In queste frasi dell’ateo Nietzsche l’afflato dello Spirito. Occorre percepire la benedizione del “Sì” della propria scelta di vita per non accasciarsi lungo il cammino; occorre il buio della notte per sentire le parole delle fontane zampillanti, ossia nello spogliamento e nella povertà gustare la conoscenza delle cose veramente essenziali e non perdersi dietro fantasmagorie; occorre la vena della poesia e dell’arte per conoscere la bellezza della vita e non ristagnare nei lamenti. Occorre il soffio dello Spirito!

IMG 20230822 WA0017Il numero dei sacerdoti si è ridotto; i sacerdoti giovani sono una rara grazia. Per di più, sopraffatti da tanti impegni, non pochi sacerdoti giovani o di mezza età hanno il volto pallido. Possono anche consegnare la loro libera creatività a gruppi schematizza tori della via cristiana per sentirsi sicuri. A loro il bell’esempio di tanti sacerdoti anziani che in bicicletta vanno da una chiesa all’altra di Milano per prestare il servizio liturgico. Anche a novant’anni attendono al confessionale.

Nella casa madre della mia congregazione sono raccolti una cinquantina di missionari anziani e infermi. Si aiutano l’un l’altro e si raccontano le esperienze missionarie, ma anche le battute che fanno ridere. Vedo tutto questo in questi pochi giorni che sto
trascorrendo con loro. Nella notte degli anni avanzati (alcuni non ci vedono più, altri non ci sentono più) sono fontane zampillanti.

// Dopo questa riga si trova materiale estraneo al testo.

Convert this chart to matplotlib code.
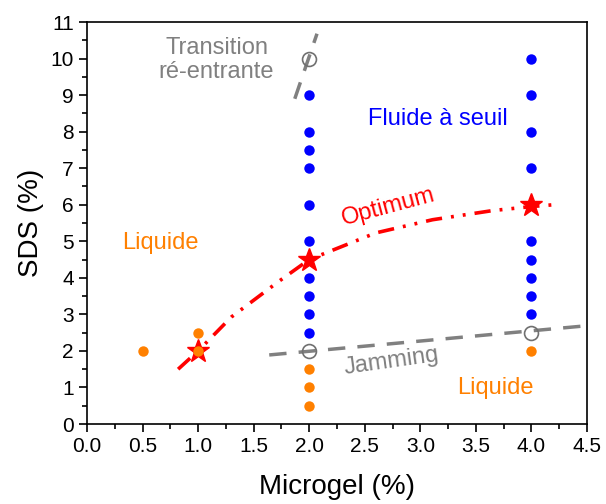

Termino con un tocco giulivo della mia esperienza al confessionale. Ascoltando i peccati che il penitente mi confessa, colgo sempre un aspetto ammirevole che il penitente stesso ignora di avere. A quella grazia che ha condotto il penitente in chiesa e al confessionale faccio un inchino, e facendo leva sul tocco dello Spirito che è già nel penitente, con lui, con lei, pellegriniamo il sentiero della risurrezione. E’ il granello di senape che germoglia. Il sorriso del penitente che lascia il confessionale è la benedizione del mio “Sì” detto
all’ordinazione sacerdotale. Eppure sono peccatore, vero peccatore. La mia notte, ma nella notte le fontane zampillanti parlano più forte.

Un sacerdote non peccatore ignorerebbe questa fantasia dello spirito.